AK Parti'ye katılan Mehmet Ali Çelebi'ye tepki
Erol, Mehmet Ali Çelebi'ye tepki göstererek şunları söyledi: "Milletvekili seçildikten sonra bir başka partiye gitmek, varoluşunun onun karşıtlığı üzerine kurulan bir dönemde milletvekili olmuşsan o doğru değildir. Çelebi, İzmir’deki seçmenlerimize ve milletvekili olabilecek arkadaşlarımızın emek hırsızlığını yapmıştır."
TSK'nın kimyasal silah kullandığı iddialarına
Pınar Işık Ardor, TSK'nın PKK'ya karşı terörle mücadele de kimyasal silah kullandığı iddiasını CHP İstanbul Milletvekili Sezgin Tanrıkulu'nun "meclise taşıyacağım" sözlerini hatırlattı ve Ardor'un, "Kendi partinizin içinde bunu araştıracağız, meclise soracağız diye farklı görüşler de var, bu ne diyorsunuz" sorusuna Erol, TSK'nın kimyasal silah kullandığı iddialarına ise, "TSK, Türkiye’nin onuru ve namusudur, hepimizin sahip çıkması gerekir. Kurumlarda yanlış yapan yöneticiler olabilir, kurumlar hiçbir zaman siyasetçinin hedefinde ve eleştirisinde olmamalı. TSK’nın eylemleri sorgulanamaz, eleştirilemez ve o eleştirileri de sorumsuzca buluyorum. CHP’nin köklerinin nereye dayandığını bilmeyenlerin bu şekilde açıklama yapmasını asla doğru bilmiyorum, o açıklamayı yapan arkadaşımız MYK’da gündeme gelecektir. Uluslararası güçlerin olduğu bir bölgede ‘TSK kimyasal silah kullandı’ ya arkadaşlar bu oyunlara gelmeyin, bu aptalca iddialara, karalamaya hele de seçime giderken sana ne kardeşim. Bu açıklamayı yapmak sana mı düşer?" dedi.
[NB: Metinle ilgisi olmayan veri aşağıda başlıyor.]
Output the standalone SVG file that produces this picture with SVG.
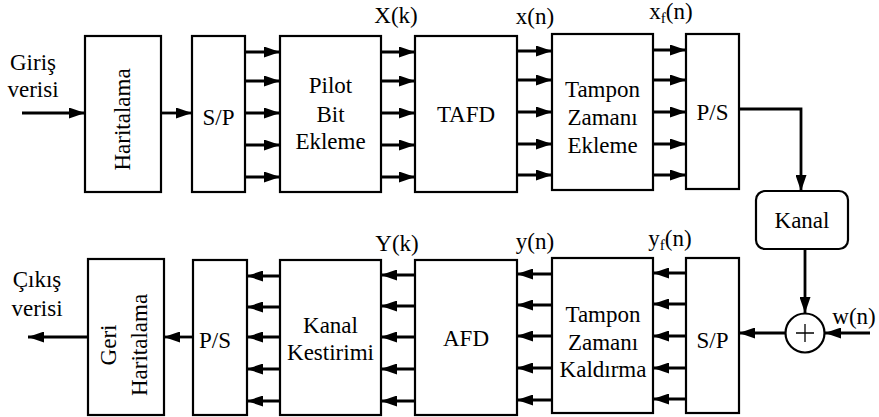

Kılıçdaroğlu’nu neden bir kesim istemiyor?
"Şu anda yapılan anketlerde mevcut liderler üzerinden kamuoyunda en çok karşılığı olan lider olarak tanımlanıyor. Tartışılsın, herkes tartışılsın ama sonuçta karar verecek tek irade Genel Başkanımızındır. Hepimiz ayrı partileriz, ayrı ideolojilere sahibiz ama Türkiye’nin geleceği ile ilgili yaşadığımız kaygılardan dolayı bir aradayız, konuşulması gereken bu. 6’lı masada muhafazakarlar, ülkücüler, sosyal demokratlar var, Türkiye mozaiği bu."